The Guardian (United Kingdom)
Ian Traynor in Brussels, Karen McVeigh in New York and Henry McDonald in Dublin
guardian.co.uk, Monday 11 February 2013
For the legions of people whose childhoods and adult lives were wrecked by sexual and physical abuse at the hands of the Roman Catholic clergy, Pope Benedict XVI is an unloved pontiff who will not be missed.
Victims of the epidemic of sex- and child-abuse scandals that erupted under Benedict’s papacy reacted bitterly to his resignation, either charging the outgoing pontiff with being directly complicit in a criminal conspiracy to cover up the thousands of paedophilia cases that have come to light over the past three years, or with failing to stand up to reactionary elements in the church resolved to keep the scandals under wraps.
From Benedict’s native Germany to the USA, abuse victims and campaigners criticised an eight-year papacy that struggled to cope with the flood of disclosures of crimes and abuse rampant for decades within the church. Matthias Katsch, of the NetworkB group of German clerical-abuse victims, said: “The rule of law is more important than a new pope.”

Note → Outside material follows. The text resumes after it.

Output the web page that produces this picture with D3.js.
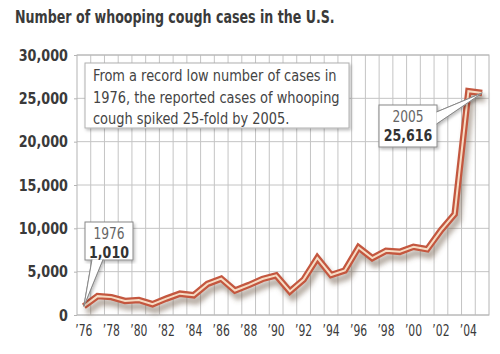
<!DOCTYPE html>
<html>
<head>
<meta charset="utf-8">
<script src="https://cdn.jsdelivr.net/npm/d3@7"></script>
<style>
  body { margin: 0; background: #fff; }
  svg text { font-family: "DejaVu Sans Condensed", "Liberation Sans Narrow", "Roboto", sans-serif; }
</style>
</head>
<body>
<div id="chart"></div>
<script>
// Reported whooping cough (pertussis) cases, 1976-2005
const years = d3.range(1976, 2006);
const cases = [1010, 2177, 2063, 1623, 1730, 1248, 1895, 2463, 2276, 3589,
               4195, 2823, 3450, 4157, 4570, 2719, 4083, 6586, 4617, 5137,
               7796, 6564, 7405, 7288, 7867, 7580, 9771, 11647, 25827, 25616];
const yTicks = [0, 5000, 10000, 15000, 20000, 25000, 30000];
const xTickYears = d3.range(1976, 2006, 2);
const title = 'Number of whooping cough cases in the U.S.';
const noteLines = ['From a record low number of cases in',
                   '1976, the reported cases of whooping',
                   'cough spiked 25-fold by 2005.'];

const width = 500, height = 354;
const margin = { top: 55, right: 11, bottom: 39, left: 77 };

const svg = d3.select('#chart').append('svg')
  .attr('width', width)
  .attr('height', height);

// squeeze text horizontally to mimic the condensed newspaper face
function squeeze(sel, k) {
  sel.each(function () {
    const w = this.getComputedTextLength();
    d3.select(this).attr('textLength', w * k).attr('lengthAdjust', 'spacingAndGlyphs');
  });
}

const defs = svg.append('defs');
defs.append('filter').attr('id', 'blur')
  .attr('x', '-20%').attr('y', '-20%').attr('width', '140%').attr('height', '140%')
  .append('feGaussianBlur').attr('stdDeviation', 2.5);
defs.append('filter').attr('id', 'boxShadow')
  .append('feDropShadow').attr('dx', 1.5).attr('dy', 2).attr('stdDeviation', 1.5)
  .attr('flood-color', '#000').attr('flood-opacity', 0.25);

const x = d3.scaleBand()
  .domain(years)
  .range([margin.left, width - margin.right]);

const y = d3.scaleLinear()
  .domain([0, 30000])
  .range([height - margin.bottom, margin.top]);

// title
svg.append('text')
  .attr('x', 15).attr('y', 23)
  .attr('font-size', 18).attr('font-weight', 'bold')
  .attr('fill', '#3a3a3a')
  .text(title)
  .call(squeeze, 0.78);

// grid
const grid = svg.append('g').attr('stroke', '#c4c4c4').attr('stroke-width', 1);
grid.selectAll('line.v')
  .data(years.slice(1))
  .enter().append('line')
  .attr('x1', d => x(d)).attr('x2', d => x(d))
  .attr('y1', y(30000)).attr('y2', y(0));
grid.selectAll('line.h')
  .data(yTicks)
  .enter().append('line')
  .attr('x1', margin.left).attr('x2', width - margin.right)
  .attr('y1', d => y(d)).attr('y2', d => y(d));
svg.append('rect')
  .attr('x', margin.left).attr('y', y(30000))
  .attr('width', width - margin.right - margin.left)
  .attr('height', y(0) - y(30000))
  .attr('fill', 'none').attr('stroke', '#b4b4b4');

// y axis
const yAxis = svg.append('g')
  .attr('transform', `translate(${margin.left},0)`)
  .call(d3.axisLeft(y).tickValues(yTicks).tickSize(3).tickPadding(6)
    .tickFormat(d3.format(',')));
yAxis.select('.domain').remove();
yAxis.selectAll('line').attr('stroke', '#b4b4b4');
yAxis.selectAll('text')
  .attr('font-size', 16.5).attr('font-weight', 'bold').attr('fill', '#3a3a3a')
  .call(squeeze, 0.86);

// x axis
const xAxis = svg.append('g')
  .attr('transform', `translate(0,${y(0)})`)
  .call(d3.axisBottom(x).tickValues(xTickYears).tickSize(0).tickPadding(10)
    .tickFormat(d => '\u2019' + String(d).slice(2)));
xAxis.select('.domain').remove();
xAxis.selectAll('text')
  .attr('font-size', 15).attr('fill', '#3a3a3a')
  .call(squeeze, 0.8);

// line
const cx = d => x(d) + x.bandwidth() / 2;
const line = d3.line()
  .x((d, i) => cx(years[i]))
  .y(d => y(d));

svg.append('path')
  .datum(cases)
  .attr('d', line)
  .attr('transform', 'translate(3,6)')
  .attr('fill', 'none')
  .attr('stroke', '#6e5a48').attr('stroke-opacity', 0.5)
  .attr('stroke-width', 7)
  .attr('filter', 'url(#blur)');
svg.append('path')
  .datum(cases)
  .attr('d', line)
  .attr('fill', 'none')
  .attr('stroke', '#c4573f').attr('stroke-width', 6.5)
  .attr('stroke-linejoin', 'miter');
svg.append('path')
  .datum(cases)
  .attr('d', line)
  .attr('fill', 'none')
  .attr('stroke', '#f6dcc4').attr('stroke-width', 2)
  .attr('stroke-linejoin', 'miter');

// note box
const note = svg.append('g');
note.append('rect')
  .attr('x', 85).attr('y', 63).attr('width', 264).attr('height', 65)
  .attr('fill', '#fff').attr('stroke', '#b0b0b0')
  .attr('filter', 'url(#boxShadow)');
note.selectAll('text')
  .data(noteLines)
  .enter().append('text')
  .attr('x', 93).attr('y', (d, i) => 81 + i * 21.5)
  .attr('font-size', 16).attr('fill', '#444')
  .text(d => d)
  .call(squeeze, 0.9);

// callouts
function callout(i, bx, by, bw, bh, tip) {
  const px = cx(years[i]), py = y(cases[i]);
  const g = svg.append('g');
  const tipPath = `M${tip[0][0]},${tip[0][1]} L${px},${py} L${tip[1][0]},${tip[1][1]}`;
  g.append('path')
    .attr('d', tipPath)
    .attr('fill', '#fff').attr('stroke', '#888').attr('stroke-width', 1)
    .attr('filter', 'url(#boxShadow)');
  g.append('rect')
    .attr('x', bx).attr('y', by).attr('width', bw).attr('height', bh)
    .attr('fill', '#fff').attr('stroke', '#888')
    .attr('filter', 'url(#boxShadow)');
  // cover the joint between pointer and box
  g.append('path').attr('d', tipPath).attr('fill', '#fff').attr('stroke', 'none');
  g.append('path').attr('d', tipPath).attr('fill', 'none').attr('stroke', '#888');
  g.append('text')
    .attr('x', bx + bw / 2).attr('y', by + 17)
    .attr('text-anchor', 'middle').attr('font-size', 16).attr('fill', '#666')
    .text(years[i])
    .call(squeeze, 0.85);
  g.append('text')
    .attr('x', bx + bw / 2).attr('y', by + 36)
    .attr('text-anchor', 'middle').attr('font-size', 16.5).attr('font-weight', 'bold')
    .attr('fill', '#333')
    .text(d3.format(',')(cases[i]))
    .call(squeeze, 0.85);
}
callout(0, 85, 222, 48, 38, [[92, 259.5], [103, 259.5]]);
callout(years.length - 1, 379, 105, 58, 42, [[436.5, 112], [436.5, 124]]);
</script>
</body>
</html>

Norbert Denef, 64, from the Baltic coast of north Germany, was abused as a boy by his local priest for six years. In 2003, Denef took his case to the bishop of Magdeburg. He was offered €25,000 (then £17,000) in return for a signed pledge of silence about what he suffered as a six-year-old boy. He then raised the issue with the Vatican and received a letter that said Pope John Paul II would pray for him so that Denef could forgive his molester.
“We won’t miss this pope,” said Denef. He likened the Vatican’s treatment of the molestation disclosures to “mafia-style organised crime rings”.
That view was echoed by David Clohessy in the US, executive director of SNAP (Survivors’ Network of those Abused by Priests), an organisation with 12,000 members: “His record is terrible. Before he became pope, his predecessor put him in charge of the abuse crisis.